Beneath this line are entries. Copy the range from the line with "Emit a web page" to the line with "const pct = v => Number(v).toFixed(1) + '%';", ends included, exactly; leave pictures out.

Code that draws figures:
## Begin
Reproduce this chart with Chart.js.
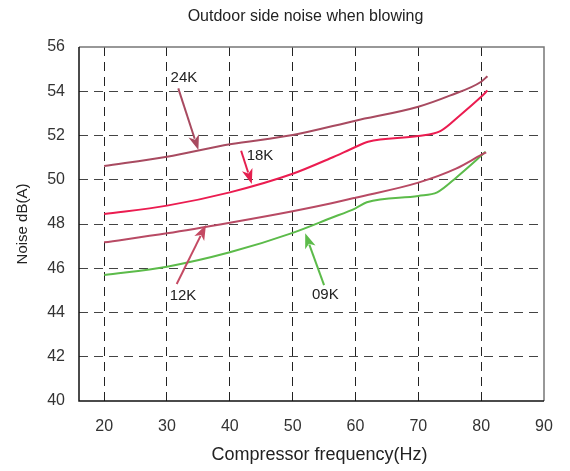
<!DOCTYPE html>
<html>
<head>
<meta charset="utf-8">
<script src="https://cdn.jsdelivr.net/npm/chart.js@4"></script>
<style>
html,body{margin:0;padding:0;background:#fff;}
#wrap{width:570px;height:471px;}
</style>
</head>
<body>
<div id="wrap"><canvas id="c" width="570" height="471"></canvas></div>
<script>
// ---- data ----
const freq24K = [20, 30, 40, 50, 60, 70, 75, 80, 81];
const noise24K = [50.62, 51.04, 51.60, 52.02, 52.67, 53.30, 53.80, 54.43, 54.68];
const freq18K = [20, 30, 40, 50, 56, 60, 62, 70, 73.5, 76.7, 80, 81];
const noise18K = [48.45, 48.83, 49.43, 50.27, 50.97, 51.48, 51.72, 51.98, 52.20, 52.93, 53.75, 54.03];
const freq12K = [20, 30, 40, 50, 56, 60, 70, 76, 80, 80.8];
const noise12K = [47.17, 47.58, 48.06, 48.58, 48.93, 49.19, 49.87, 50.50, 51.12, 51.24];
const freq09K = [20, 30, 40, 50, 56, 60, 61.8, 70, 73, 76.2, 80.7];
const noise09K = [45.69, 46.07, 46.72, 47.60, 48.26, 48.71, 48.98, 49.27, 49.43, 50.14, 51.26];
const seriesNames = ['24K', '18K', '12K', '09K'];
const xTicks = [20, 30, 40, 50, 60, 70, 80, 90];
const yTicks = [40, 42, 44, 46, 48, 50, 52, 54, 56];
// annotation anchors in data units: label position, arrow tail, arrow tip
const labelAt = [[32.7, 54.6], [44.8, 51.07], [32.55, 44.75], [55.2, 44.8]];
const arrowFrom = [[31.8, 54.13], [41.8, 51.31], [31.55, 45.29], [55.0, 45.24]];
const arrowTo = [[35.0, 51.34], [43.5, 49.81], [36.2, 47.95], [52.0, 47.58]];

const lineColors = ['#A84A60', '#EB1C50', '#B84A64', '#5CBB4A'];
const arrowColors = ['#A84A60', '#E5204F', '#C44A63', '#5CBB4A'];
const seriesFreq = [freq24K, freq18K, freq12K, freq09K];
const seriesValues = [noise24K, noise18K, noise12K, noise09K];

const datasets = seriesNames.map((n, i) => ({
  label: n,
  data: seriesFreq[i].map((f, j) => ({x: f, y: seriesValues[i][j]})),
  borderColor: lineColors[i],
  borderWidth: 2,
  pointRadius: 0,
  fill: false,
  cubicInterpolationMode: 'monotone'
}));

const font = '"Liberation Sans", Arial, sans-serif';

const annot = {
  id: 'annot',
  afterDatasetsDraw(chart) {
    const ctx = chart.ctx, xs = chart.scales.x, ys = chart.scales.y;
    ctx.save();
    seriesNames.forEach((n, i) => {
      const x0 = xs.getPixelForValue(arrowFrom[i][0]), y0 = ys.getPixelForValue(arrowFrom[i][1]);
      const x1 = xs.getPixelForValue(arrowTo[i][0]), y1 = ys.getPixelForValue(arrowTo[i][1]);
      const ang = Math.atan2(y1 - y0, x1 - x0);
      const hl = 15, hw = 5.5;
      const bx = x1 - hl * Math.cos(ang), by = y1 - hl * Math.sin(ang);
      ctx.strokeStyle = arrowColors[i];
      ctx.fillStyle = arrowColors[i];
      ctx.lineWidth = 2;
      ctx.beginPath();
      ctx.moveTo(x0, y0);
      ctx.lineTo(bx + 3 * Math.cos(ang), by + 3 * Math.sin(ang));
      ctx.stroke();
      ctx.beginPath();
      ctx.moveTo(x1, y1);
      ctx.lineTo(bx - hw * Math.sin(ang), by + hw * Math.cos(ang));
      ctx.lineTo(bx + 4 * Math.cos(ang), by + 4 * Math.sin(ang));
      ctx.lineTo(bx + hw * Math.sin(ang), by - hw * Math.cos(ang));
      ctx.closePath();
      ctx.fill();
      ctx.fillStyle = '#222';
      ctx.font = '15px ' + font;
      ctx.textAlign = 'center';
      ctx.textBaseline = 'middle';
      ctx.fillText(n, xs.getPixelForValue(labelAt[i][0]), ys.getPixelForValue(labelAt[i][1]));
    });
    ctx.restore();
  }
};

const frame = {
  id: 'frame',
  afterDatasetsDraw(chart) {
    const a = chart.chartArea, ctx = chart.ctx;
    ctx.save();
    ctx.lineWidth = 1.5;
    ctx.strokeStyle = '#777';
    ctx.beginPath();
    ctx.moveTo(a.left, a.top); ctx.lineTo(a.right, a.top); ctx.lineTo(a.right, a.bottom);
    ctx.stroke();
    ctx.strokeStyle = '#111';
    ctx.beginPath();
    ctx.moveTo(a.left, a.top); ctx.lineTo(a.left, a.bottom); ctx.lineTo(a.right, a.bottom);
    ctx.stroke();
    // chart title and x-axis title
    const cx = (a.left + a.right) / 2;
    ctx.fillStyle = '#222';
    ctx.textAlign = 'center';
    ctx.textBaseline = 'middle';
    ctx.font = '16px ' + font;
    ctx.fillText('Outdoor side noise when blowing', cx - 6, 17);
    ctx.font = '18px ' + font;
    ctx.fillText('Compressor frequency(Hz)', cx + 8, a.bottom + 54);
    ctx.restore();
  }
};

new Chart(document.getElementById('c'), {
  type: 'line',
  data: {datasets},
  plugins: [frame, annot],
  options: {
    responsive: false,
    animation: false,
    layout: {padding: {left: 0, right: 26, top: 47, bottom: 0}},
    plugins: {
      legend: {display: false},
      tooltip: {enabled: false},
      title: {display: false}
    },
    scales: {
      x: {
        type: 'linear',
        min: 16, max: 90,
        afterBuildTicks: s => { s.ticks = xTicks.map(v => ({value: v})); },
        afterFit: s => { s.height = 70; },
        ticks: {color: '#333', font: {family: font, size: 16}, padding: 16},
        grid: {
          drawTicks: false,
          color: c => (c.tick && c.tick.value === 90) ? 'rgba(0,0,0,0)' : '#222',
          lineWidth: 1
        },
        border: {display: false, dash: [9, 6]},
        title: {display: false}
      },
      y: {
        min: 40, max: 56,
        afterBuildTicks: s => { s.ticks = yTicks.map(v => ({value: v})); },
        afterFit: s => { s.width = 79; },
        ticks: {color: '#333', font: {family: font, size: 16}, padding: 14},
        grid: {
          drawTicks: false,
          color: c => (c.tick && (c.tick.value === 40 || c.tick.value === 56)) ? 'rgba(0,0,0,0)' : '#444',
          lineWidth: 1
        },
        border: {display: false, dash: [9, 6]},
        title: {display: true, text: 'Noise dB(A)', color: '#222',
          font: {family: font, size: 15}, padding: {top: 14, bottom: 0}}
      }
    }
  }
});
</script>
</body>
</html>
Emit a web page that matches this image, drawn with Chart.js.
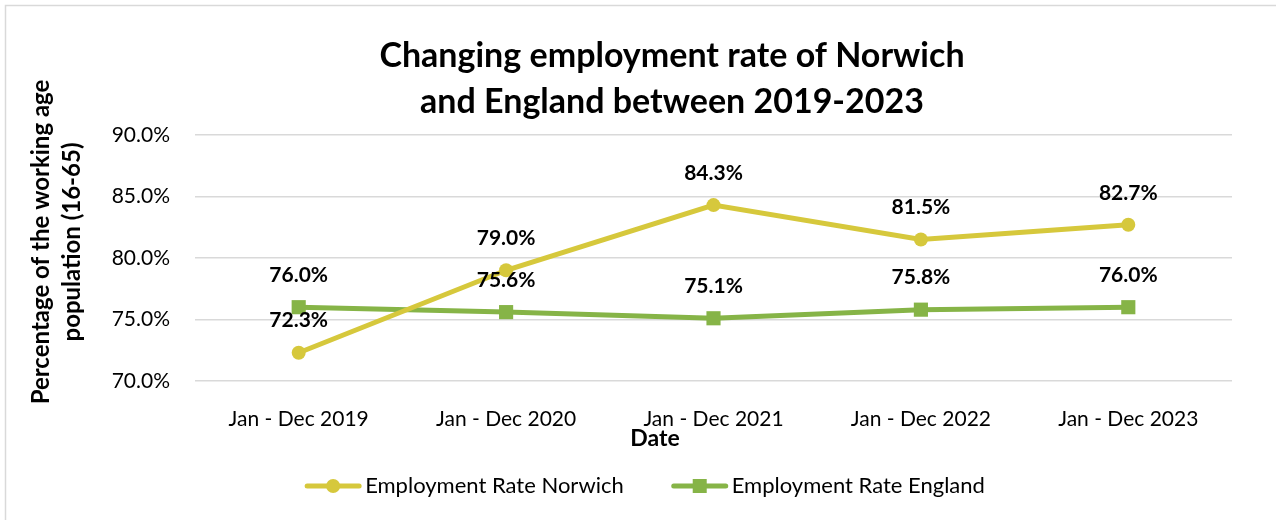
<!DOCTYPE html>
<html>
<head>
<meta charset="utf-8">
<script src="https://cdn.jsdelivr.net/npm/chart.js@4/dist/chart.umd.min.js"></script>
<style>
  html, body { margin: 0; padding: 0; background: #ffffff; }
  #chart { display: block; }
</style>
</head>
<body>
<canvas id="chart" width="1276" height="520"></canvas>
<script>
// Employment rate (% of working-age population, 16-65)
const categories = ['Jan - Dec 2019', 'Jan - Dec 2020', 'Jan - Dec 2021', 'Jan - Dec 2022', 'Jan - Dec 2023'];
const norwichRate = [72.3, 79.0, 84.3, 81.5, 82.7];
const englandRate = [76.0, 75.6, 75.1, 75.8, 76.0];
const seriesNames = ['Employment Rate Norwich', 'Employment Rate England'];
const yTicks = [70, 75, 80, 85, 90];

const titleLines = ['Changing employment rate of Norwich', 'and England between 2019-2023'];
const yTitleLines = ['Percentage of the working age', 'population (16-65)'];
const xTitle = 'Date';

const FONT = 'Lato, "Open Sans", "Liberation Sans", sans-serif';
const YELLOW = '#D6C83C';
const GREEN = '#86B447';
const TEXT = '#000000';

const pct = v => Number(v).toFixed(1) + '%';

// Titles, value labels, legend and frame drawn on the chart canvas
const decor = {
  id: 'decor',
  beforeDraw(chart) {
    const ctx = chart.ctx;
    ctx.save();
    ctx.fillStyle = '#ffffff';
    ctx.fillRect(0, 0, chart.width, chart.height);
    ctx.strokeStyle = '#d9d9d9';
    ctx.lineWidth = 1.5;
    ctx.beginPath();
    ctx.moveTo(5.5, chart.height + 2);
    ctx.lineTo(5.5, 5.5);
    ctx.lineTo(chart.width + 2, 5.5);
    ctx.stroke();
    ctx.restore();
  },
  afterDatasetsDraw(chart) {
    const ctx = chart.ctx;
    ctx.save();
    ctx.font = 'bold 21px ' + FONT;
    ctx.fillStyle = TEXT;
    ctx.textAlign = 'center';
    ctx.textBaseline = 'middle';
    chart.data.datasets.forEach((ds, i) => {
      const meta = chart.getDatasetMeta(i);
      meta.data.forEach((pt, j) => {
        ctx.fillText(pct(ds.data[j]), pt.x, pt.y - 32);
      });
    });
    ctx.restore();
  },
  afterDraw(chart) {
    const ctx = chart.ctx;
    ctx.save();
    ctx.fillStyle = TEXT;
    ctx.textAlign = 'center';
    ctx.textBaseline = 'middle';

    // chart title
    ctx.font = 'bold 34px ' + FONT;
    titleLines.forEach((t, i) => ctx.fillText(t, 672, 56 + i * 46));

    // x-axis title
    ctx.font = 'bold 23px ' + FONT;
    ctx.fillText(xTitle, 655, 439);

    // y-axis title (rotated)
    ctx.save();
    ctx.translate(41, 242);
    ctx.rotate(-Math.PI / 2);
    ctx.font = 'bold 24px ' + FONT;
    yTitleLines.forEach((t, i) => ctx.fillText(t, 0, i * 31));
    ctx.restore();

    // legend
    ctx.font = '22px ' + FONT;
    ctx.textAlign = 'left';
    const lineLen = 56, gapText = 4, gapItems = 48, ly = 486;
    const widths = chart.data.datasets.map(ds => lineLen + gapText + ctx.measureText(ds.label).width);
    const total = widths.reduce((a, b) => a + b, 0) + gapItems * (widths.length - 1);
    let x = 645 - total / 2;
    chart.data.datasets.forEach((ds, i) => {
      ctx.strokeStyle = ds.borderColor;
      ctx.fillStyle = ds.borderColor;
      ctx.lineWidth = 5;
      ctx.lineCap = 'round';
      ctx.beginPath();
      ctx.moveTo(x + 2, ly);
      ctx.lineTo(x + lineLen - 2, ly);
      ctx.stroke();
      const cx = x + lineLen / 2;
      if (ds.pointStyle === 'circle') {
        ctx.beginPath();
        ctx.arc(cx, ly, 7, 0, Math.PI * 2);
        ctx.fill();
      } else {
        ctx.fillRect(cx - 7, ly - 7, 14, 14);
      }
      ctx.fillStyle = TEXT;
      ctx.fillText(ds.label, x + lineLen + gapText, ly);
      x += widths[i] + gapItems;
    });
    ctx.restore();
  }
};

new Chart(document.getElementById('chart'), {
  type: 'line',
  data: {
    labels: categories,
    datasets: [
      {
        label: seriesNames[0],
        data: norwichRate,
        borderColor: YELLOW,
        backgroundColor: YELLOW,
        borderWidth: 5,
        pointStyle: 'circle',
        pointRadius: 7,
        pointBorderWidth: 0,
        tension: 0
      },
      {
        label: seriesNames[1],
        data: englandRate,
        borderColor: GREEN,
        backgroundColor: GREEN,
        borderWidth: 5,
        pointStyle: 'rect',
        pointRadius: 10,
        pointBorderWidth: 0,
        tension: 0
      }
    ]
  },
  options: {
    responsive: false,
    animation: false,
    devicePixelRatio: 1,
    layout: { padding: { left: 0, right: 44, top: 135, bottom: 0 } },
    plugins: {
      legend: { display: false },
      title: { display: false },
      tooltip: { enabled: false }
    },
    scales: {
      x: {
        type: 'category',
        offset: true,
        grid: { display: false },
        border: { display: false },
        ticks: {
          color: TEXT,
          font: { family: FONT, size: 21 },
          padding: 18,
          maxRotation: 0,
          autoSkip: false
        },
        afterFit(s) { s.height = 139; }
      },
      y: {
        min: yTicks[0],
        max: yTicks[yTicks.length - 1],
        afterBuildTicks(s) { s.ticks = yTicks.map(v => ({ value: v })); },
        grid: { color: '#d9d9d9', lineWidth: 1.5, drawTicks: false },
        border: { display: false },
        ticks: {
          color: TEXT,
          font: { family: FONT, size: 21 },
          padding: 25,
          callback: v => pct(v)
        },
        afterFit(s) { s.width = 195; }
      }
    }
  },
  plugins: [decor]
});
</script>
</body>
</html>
## End
_FINAL RESULT_.
Emit a web page that matches this image, drawn with Chart.js.
<!DOCTYPE html>
<html>
<head>
<meta charset="utf-8">
<script src="https://cdn.jsdelivr.net/npm/chart.js@4/dist/chart.umd.min.js"></script>
<style>
  html, body { margin: 0; padding: 0; background: #ffffff; }
  #chart { display: block; }
</style>
</head>
<body>
<canvas id="chart" width="1276" height="520"></canvas>
<script>
// Employment rate (% of working-age population, 16-65)
const categories = ['Jan - Dec 2019', 'Jan - Dec 2020', 'Jan - Dec 2021', 'Jan - Dec 2022', 'Jan - Dec 2023'];
const norwichRate = [72.3, 79.0, 84.3, 81.5, 82.7];
const englandRate = [76.0, 75.6, 75.1, 75.8, 76.0];
const seriesNames = ['Employment Rate Norwich', 'Employment Rate England'];
const yTicks = [70, 75, 80, 85, 90];

const titleLines = ['Changing employment rate of Norwich', 'and England between 2019-2023'];
const yTitleLines = ['Percentage of the working age', 'population (16-65)'];
const xTitle = 'Date';

const FONT = 'Lato, "Open Sans", "Liberation Sans", sans-serif';
const YELLOW = '#D6C83C';
const GREEN = '#86B447';
const TEXT = '#000000';

const pct = v => Number(v).toFixed(1) + '%';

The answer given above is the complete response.